WHAT IS REQUIRED:
Note each line where "seaborn" appears, and copy it.
══ SUPPLIED MATERIAL ══
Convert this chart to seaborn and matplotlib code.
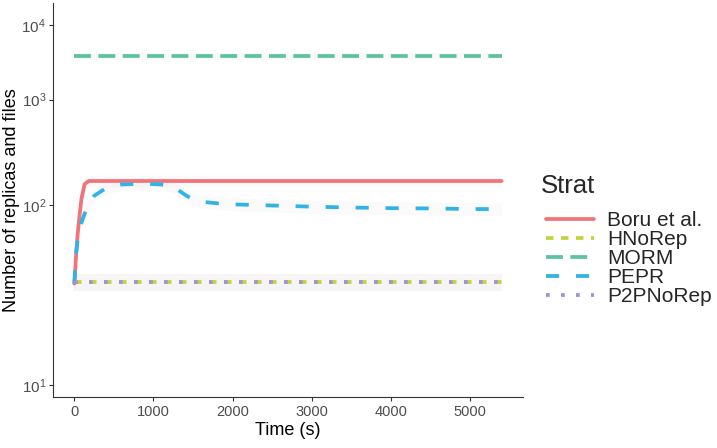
import numpy as np
import pandas as pd
import matplotlib
matplotlib.use("Agg")
import matplotlib.pyplot as plt
import matplotlib.ticker as mticker
import seaborn as sns

# ---------------- data ----------------
strats = ["Boru et al.", "HNoRep", "MORM", "PEPR", "P2PNoRep"]

time_s = [0, 10, 20, 40, 60, 90, 130, 180, 250, 400, 600, 900, 1100, 1250,
          1400, 1500, 1600, 1800, 2000, 2500, 3000, 3500, 4000, 4500, 5000, 5400]

boru = [30, 35, 43, 60, 78, 112, 147, 156, 156, 156, 156, 156, 156, 156,
        156, 156, 156, 156, 156, 156, 156, 156, 156, 156, 156, 156]
hnorep = [30.6] * len(time_s)
morm = [3500] * len(time_s)
pepr = [30, 38, 45, 55, 63, 74, 86, 100, 118, 136, 146, 148, 146, 140,
        120, 110, 106, 103, 101, 99, 97, 95.5, 94.5, 94, 93, 93]
p2pnorep = [30.6] * len(time_s)

series = {"Boru et al.": boru, "HNoRep": hnorep, "MORM": morm,
          "PEPR": pepr, "P2PNoRep": p2pnorep}

y_ticks = [10, 100, 1000, 10000]
y_tick_labels = [r"$10^{1}$", r"$10^{2}$", r"$10^{3}$", r"$10^{4}$"]
x_ticks = [0, 1000, 2000, 3000, 4000, 5000]

df = pd.DataFrame([
    {"Time": t, "Value": v, "Strat": s}
    for s in strats for t, v in zip(time_s, series[s])
])

# ---------------- style ----------------
sns.set_theme(style="white")
plt.rcParams["font.family"] = ["Liberation Sans", "DejaVu Sans"]
plt.rcParams["mathtext.default"] = "regular"

palette = {"Boru et al.": "#F0747A", "HNoRep": "#C5D33A", "MORM": "#5DC39E",
           "PEPR": "#31B4E4", "P2PNoRep": "#A78FD6"}
dashes = {"Boru et al.": "", "HNoRep": (2, 2), "MORM": (4.5, 2),
          "PEPR": (3.5, 4.5), "P2PNoRep": (1, 3)}

fig = plt.figure(figsize=(7.17, 4.48), dpi=100)
ax = fig.add_axes([53 / 717, 1 - 397 / 448, (523 - 53) / 717, (397 - 3) / 448])

def fwd(y):
    y = np.asarray(y, dtype=float)
    return np.log10(np.log10(np.clip(y, 1.0001, None)))

def inv(z):
    z = np.asarray(z, dtype=float)
    return 10 ** (10 ** z)

ax.set_yscale("function", functions=(fwd, inv))

# faint confidence ribbons
ribbon = 1.12
for s in strats:
    v = np.asarray(series[s], dtype=float)
    ax.fill_between(time_s, v / ribbon, v * ribbon, color="#BBBBBB",
                    alpha=0.07, lw=0, zorder=1)

sns.lineplot(data=df, x="Time", y="Value", hue="Strat", style="Strat",
             hue_order=strats, style_order=strats, palette=palette,
             dashes=dashes, lw=2.7, ax=ax, legend=True, zorder=3)

ax.set_xlim(-270, 5670)
ax.set_ylim(9.0, 22600)
ax.set_xticks(x_ticks)
ax.set_yticks(y_ticks)
ax.set_yticklabels(y_tick_labels)
ax.yaxis.set_minor_locator(mticker.NullLocator())

for side in ["top", "right"]:
    ax.spines[side].set_visible(False)
for side in ["left", "bottom"]:
    ax.spines[side].set_color("#333333")
    ax.spines[side].set_linewidth(0.8)
ax.tick_params(axis="both", which="major", length=3, width=0.8,
               color="#333333", labelcolor="#4D4D4D", labelsize=10.5,
               direction="out", bottom=True, left=True, pad=3)
ax.tick_params(axis="y", labelsize=11, pad=2)

ax.set_xlabel("Time (s)", fontsize=13, color="black", labelpad=2)
ax.set_ylabel("Number of replicas and files", fontsize=13, color="black", labelpad=1)

handles, labels = ax.get_legend_handles_labels()
ax.get_legend().remove()
leg = fig.legend(handles, labels, title="Strat", loc="upper left",
                 bbox_to_anchor=(541 / 717, 1 - 174 / 448), frameon=False,
                 fontsize=15, title_fontsize=18.5, handlelength=2.3,
                 handletextpad=0.65, labelspacing=0.0, borderpad=0,
                 borderaxespad=0)
leg._legend_box.align = "left"
leg._legend_box.sep = 6
leg._legend_handle_box.pad = 3.6
for h in leg.legend_handles:
    h.set_linewidth(2.7)

fig.savefig("out.png", dpi=100)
═══
THE REPLY:
Convert this chart to seaborn and matplotlib code.
import seaborn as sns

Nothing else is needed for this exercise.